Exactly. That's right.
> But still, if it cannot see it, how can it measure it?
An prime example is we know an EAP instance is there, but we don't have the
credentials to probe it. So the agent could know an EAP instance is there,
but what's the admin password? Without it, we can't get that EAP's metrics;
with it, we can.
Or, another example is that there is an EAP instance but it is not running.
Agent has no idea where it is (or even that it exists).
That is true unless we do discovery by filesystem scan (which I DO NOT
propose, just pointing out the possibility).
We can tell the
agent "There is an EAP in directory '/my/app/foo' --- and oh, by the way,
its admin credentials are 'admin/foo'".
Or, another example is that its running on a non-default port that the agent
wasn't expecting and therefore didn't see. So we'd be able to say "Acme
Travel System is installed on port 9091 (not the default 8080)."
So, there could be many reasons why an agent cannot auto-detect something
but, with a little help from a human administrator to give it some hints,
the agent can be told about a resource and be able to manage it that
resource.
> > Does the agent need to be pluggable so it can load and interface
> > with plugins to handle monitoring of different resources? What are
> > these plugins?
>
> Not sure I understand the question, but I'd say yes: as an application
> developer, I want to be able to add custom metrics, such as "# of
> logged in users", "# of registrations", "# of checkouts"
and so on.
And not just add new, custom metrics, but add entirely new resource types,
too. For example, we'd like Hawkular to be able to monitor all JBoss
middleware products. Suppose we do that - Hawkular 1.0 is a success and
people are using it to monitor every JBoss middleware product in existence.
But the following year, JBoss might introduce a completely new "JBoss
Awesome Product version 1.0" - we'd like an easy way to plug in new
capabilities to an existing and running Hawkular system so it can quickly
start managing JBoss Awesome Product instances without having to upgrade
the entire Hawkular system.
Well, in here I think we need to answer a crucial question. Do we want to
continue the RHQ path of "writing agent plugin for X" or should we rather try
to focus on "providing X with easy to use tools to report to Hawkular", i.e.
easily consumable REST API, possibly some other niceties for Java-based
applications, like annotations for declarative monitoring, or some kind of
Wildfly extension that could be configured inject itself into deployments and
collect configured metrics (byteman-based bytecode enhancements?), etc.

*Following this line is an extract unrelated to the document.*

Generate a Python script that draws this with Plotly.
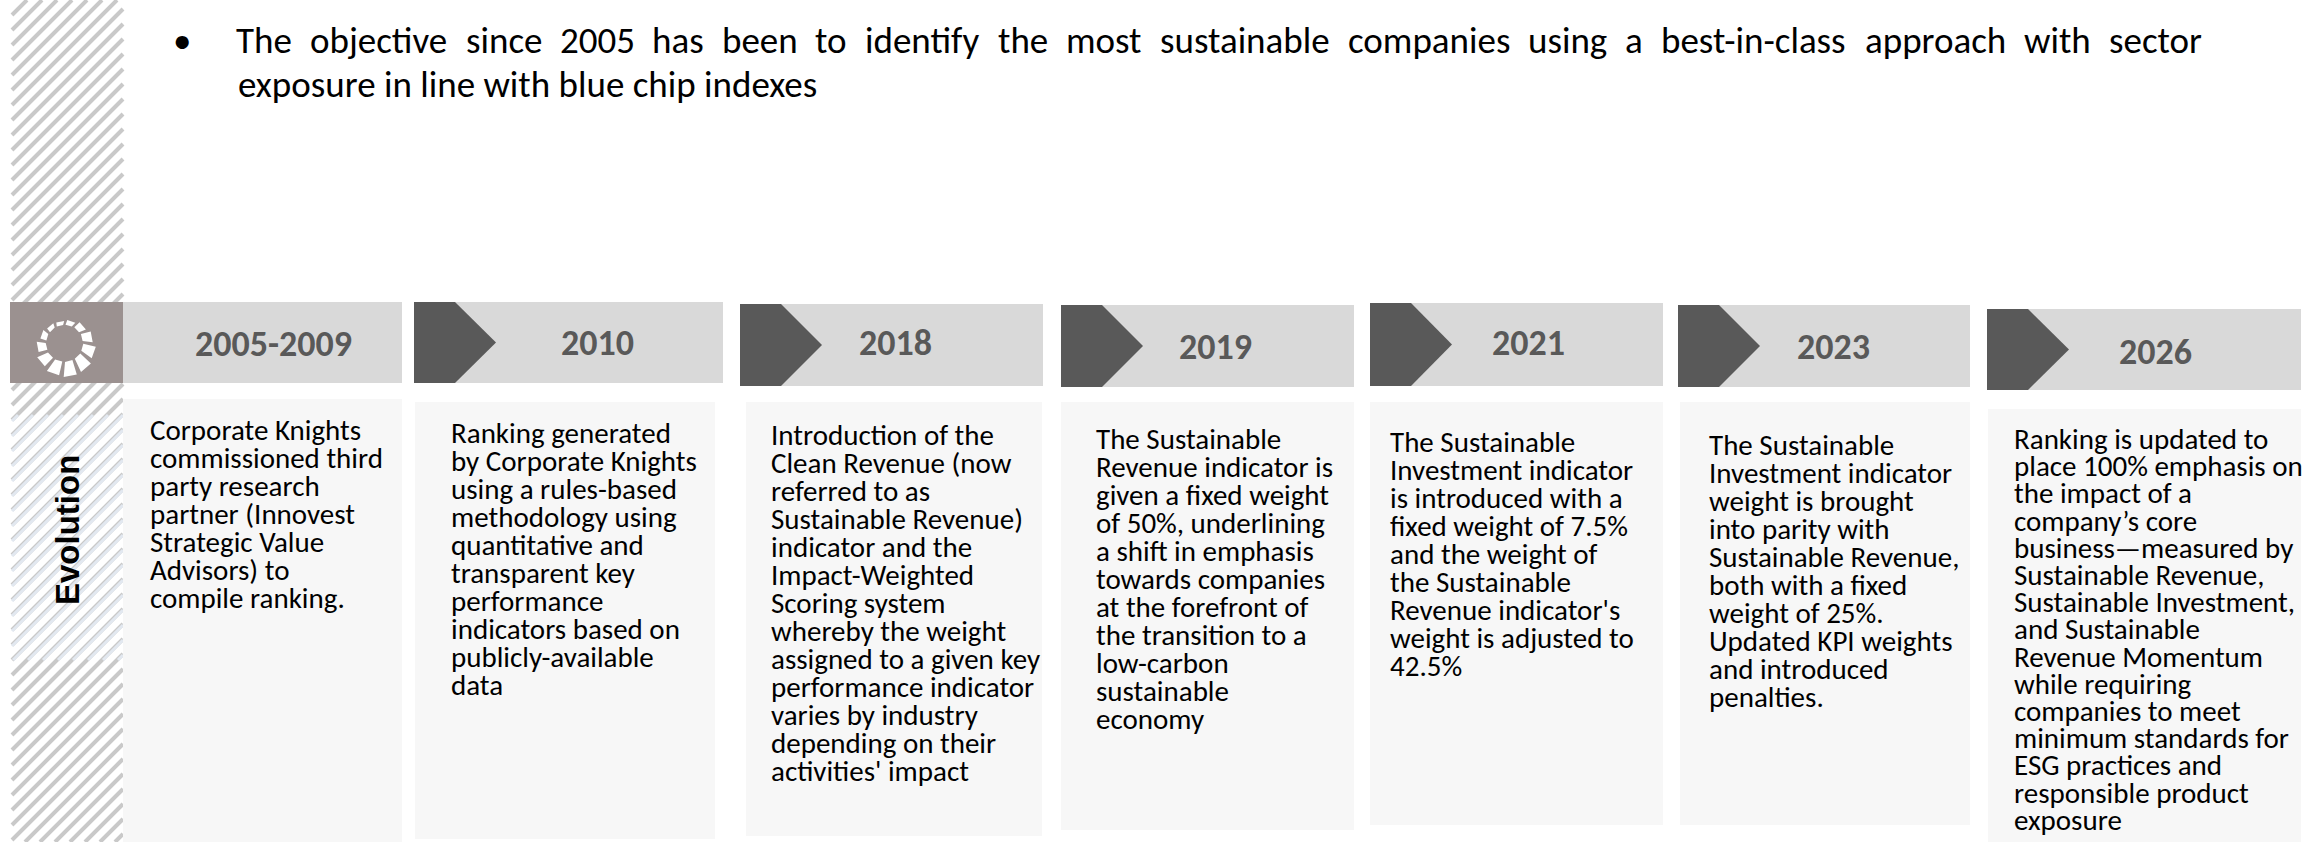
import math
import plotly.graph_objects as go

# ---------------- content ----------------
bullet = "\u2022"
title_line1 = ("The objective since 2005 has been to identify the most sustainable "
               "companies using a best-in-class approach with sector")
title_line2 = "exposure in line with blue chip indexes"
side_label = "Evolution"

years = ["2005-2009", "2010", "2018", "2019", "2021", "2023", "2026"]

desc_2005 = ["Corporate Knights", "commissioned third", "party research",
             "partner (Innovest", "Strategic Value", "Advisors) to", "compile ranking."]
desc_2010 = ["Ranking generated", "by Corporate Knights", "using a rules-based",
             "methodology using", "quantitative and", "transparent key", "performance",
             "indicators based on", "publicly-available", "data"]
desc_2018 = ["Introduction of the", "Clean Revenue (now", "referred to as",
             "Sustainable Revenue)", "indicator and the", "Impact-Weighted",
             "Scoring system", "whereby the weight", "assigned to a given key",
             "performance indicator", "varies by industry", "depending on their",
             "activities' impact"]
desc_2019 = ["The Sustainable", "Revenue indicator is", "given a fixed weight",
             "of 50%, underlining", "a shift in emphasis", "towards companies",
             "at the forefront of", "the transition to a", "low-carbon",
             "sustainable", "economy"]
desc_2021 = ["The Sustainable", "Investment indicator", "is introduced with a",
             "fixed weight of 7.5%", "and the weight of", "the Sustainable",
             "Revenue indicator's", "weight is adjusted to", "42.5%"]
desc_2023 = ["The Sustainable", "Investment indicator", "weight is brought",
             "into parity with", "Sustainable Revenue,", "both with a fixed",
             "weight of 25%.", "Updated KPI weights", "and introduced", "penalties."]
desc_2026 = ["Ranking is updated to", "place 100% emphasis on", "the impact of a",
             "company\u2019s core", "business\u2014measured by", "Sustainable Revenue,",
             "Sustainable Investment,", "and Sustainable", "Revenue Momentum",
             "while requiring", "companies to meet", "minimum standards for",
             "ESG practices and", "responsible product", "exposure"]
descriptions = [desc_2005, desc_2010, desc_2018, desc_2019, desc_2021, desc_2023, desc_2026]

# ---------------- layout (pixels of the 2318x842 page) ----------------
W, H = 2318, 842
head_boxes = [(123, 402, 302, 383), (414, 723, 302, 383), (740, 1043, 304, 386),
              (1061, 1354, 305, 387), (1370, 1663, 303, 386), (1678, 1970, 305, 387),
              (1987, 2301, 309, 390)]
year_pos = [(273, 344), (597, 343), (895, 343), (1215, 347), (1528, 343), (1833, 347), (2155, 352)]
body_boxes = [(123, 402, 399, 842), (415, 715, 402, 839), (746, 1042, 402, 836),
              (1061, 1354, 402, 830), (1370, 1663, 402, 825), (1680, 1970, 402, 825),
              (1988, 2301, 409, 842)]
text_start = [(148, 430), (449, 433), (769, 435), (1094, 439), (1388, 442), (1707, 445), (2012, 439)]
line_gap = [28, 28, 28, 28, 28, 28, 27.2]

HEAD_GRAY = "#d9d9d9"
CHEVRON = "#595959"
BODY_BG = "#f7f7f7"
ICON_BG = "#9b9190"
HATCH = "#c9c9c9"
YEAR_COL = "#595959"

BODY_FONT = "Carlito, Lato, sans-serif"

fig = go.Figure()
# invisible anchor trace for the pixel axes
fig.add_trace(go.Scatter(x=[0, W], y=[0, H], mode="markers",
                         marker=dict(opacity=0), hoverinfo="skip", showlegend=False))

shapes = []

# hatched strip on the left
def hatch_path(x0, x1, y0, y1, step, offset=0.0):
    segs = []
    c = x0 + y0 + offset
    while c <= x1 + y1:
        xa = max(x0, c - y1)
        xb = min(x1, c - y0)
        if xb > xa:
            segs.append(f"M {xa:.1f} {c - xa:.1f} L {xb:.1f} {c - xb:.1f}")
        c += step
    return " ".join(segs)

shapes.append(dict(type="path", path=hatch_path(12, 123, 0, H, 15),
                   line=dict(color=HATCH, width=4), layer="below"))
shapes.append(dict(type="path", path=hatch_path(12, 123, 415, 660, 15, offset=6),
                   line=dict(color="#e2e8f0", width=3), layer="below"))

# icon box
shapes.append(dict(type="rect", x0=10, x1=123, y0=302, y1=383,
                   fillcolor=ICON_BG, line=dict(width=0)))

# ring of segments (logo)
cx, cy = 64, 342
segs = []
n_seg = 12
for k in range(n_seg):
    a0 = math.radians(115 - k * 30)
    a1 = math.radians(115 - k * 30 - 22)
    am = (a0 + a1) / 2
    wgt = (1 + math.cos(am - math.radians(-70))) / 2
    thick = 4 + 11 * wgt
    r_in = 17 + 3 * wgt
    r_out = r_in + thick
    def pt(r, a):
        return cx + r * math.cos(a), cy - r * math.sin(a)
    p1 = pt(r_in, a0); p2 = pt(r_in, a1); p3 = pt(r_out, a1 - 0.06); p4 = pt(r_out, a0 - 0.06)
    segs.append(f"M {p1[0]:.1f} {p1[1]:.1f} L {p2[0]:.1f} {p2[1]:.1f} "
                f"L {p3[0]:.1f} {p3[1]:.1f} L {p4[0]:.1f} {p4[1]:.1f} Z")
shapes.append(dict(type="path", path=" ".join(segs), fillcolor="white", line=dict(width=0)))

# headers, chevrons and bodies
for i, (x0, x1, y0, y1) in enumerate(head_boxes):
    shapes.append(dict(type="rect", x0=x0, x1=x1, y0=y0, y1=y1,
                       fillcolor=HEAD_GRAY, line=dict(width=0)))
    if i > 0:
        ym = (y0 + y1) / 2
        shapes.append(dict(type="path",
                           path=f"M {x0} {y0} L {x0 + 41} {y0} L {x0 + 82} {ym} "
                                f"L {x0 + 41} {y1} L {x0} {y1} Z",
                           fillcolor=CHEVRON, line=dict(width=0)))
for (x0, x1, y0, y1) in body_boxes:
    shapes.append(dict(type="rect", x0=x0, x1=x1, y0=y0, y1=y1,
                       fillcolor=BODY_BG, line=dict(width=0)))

annotations = []

# title bullet + justified first line (word centres from Calibri advance widths)
calibri = {"T": .487, "h": .525, "e": .498, "o": .527, "b": .525, "j": .239, "c": .423,
           "t": .335, "i": .229, "v": .452, "s": .391, "n": .525, "0": .507, "2": .507,
           "5": .507, "a": .479, "d": .525, "f": .305, "y": .453, "m": .799, "u": .525,
           "l": .229, "p": .525, "g": .471, "-": .306, "r": .349, "w": .715}
TITLE_REF = 37
words = title_line1.split()
wpx = [sum(calibri.get(ch, .5) for ch in w) * TITLE_REF for w in words]
tx0, tx1 = 236, 2202
gap = (tx1 - tx0 - sum(wpx)) / (len(words) - 1)
x = tx0
TITLE_FONT = dict(family=BODY_FONT, size=37, color="black")
for w, wp in zip(words, wpx):
    annotations.append(dict(x=x + wp / 2, y=40, text=w, xanchor="center", yanchor="middle",
                            showarrow=False, font=TITLE_FONT, xref="x", yref="y"))
    x += wp + gap
annotations.append(dict(x=tx0, y=84, text=title_line2, xanchor="left", yanchor="middle",
                        showarrow=False, font=TITLE_FONT, xref="x", yref="y"))
annotations.append(dict(x=182, y=40, text=bullet, xanchor="center", yanchor="middle",
                        showarrow=False, font=TITLE_FONT, xref="x", yref="y"))

# side label
annotations.append(dict(x=67, y=530, text=f"<b>{side_label}</b>", textangle=-90,
                        xanchor="center", yanchor="middle", showarrow=False,
                        font=dict(family="Liberation Sans, Arial, sans-serif", size=33,
                                  color="black"), xref="x", yref="y"))

# years
for yr, (xc, yc) in zip(years, year_pos):
    annotations.append(dict(x=xc, y=yc, text=f"<b>{yr}</b>", xanchor="center",
                            yanchor="middle", showarrow=False,
                            font=dict(family=BODY_FONT, size=36, color=YEAR_COL),
                            xref="x", yref="y"))

# descriptions, one annotation per line
for lines, (xs, ys), lg in zip(descriptions, text_start, line_gap):
    for j, ln in enumerate(lines):
        annotations.append(dict(x=xs, y=ys + j * lg, text=ln, xanchor="left",
                                yanchor="middle", showarrow=False,
                                font=dict(family=BODY_FONT, size=29, color="black"),
                                xref="x", yref="y"))

fig.update_layout(
    width=W, height=H,
    margin=dict(l=0, r=0, t=0, b=0),
    paper_bgcolor="white", plot_bgcolor="white",
    xaxis=dict(range=[0, W], visible=False, fixedrange=True),
    yaxis=dict(range=[H, 0], visible=False, fixedrange=True),
    shapes=shapes, annotations=annotations, showlegend=False,
)

fig.write_html("out.html", config={"displayModeBar": False},
               post_script="document.body.style.margin='0px';document.body.style.padding='0px';")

The latter I think is favorable if for nothing else then for the fact that it
creates potentially less work for us and lets the "domain expert", i.e. the
developer of X think about what and how to report instead of us learning X in
haste and second guessing.
IMHO the agent exists only for the cases where embedding the "feed" into the
managed software itself is not possible.
Note that the embedded feed has other benefits, too. For one, it is (or at
least has a chance of being) in-process with the data, and more importantly,
if it is in-process, it doesn't create any security concerns.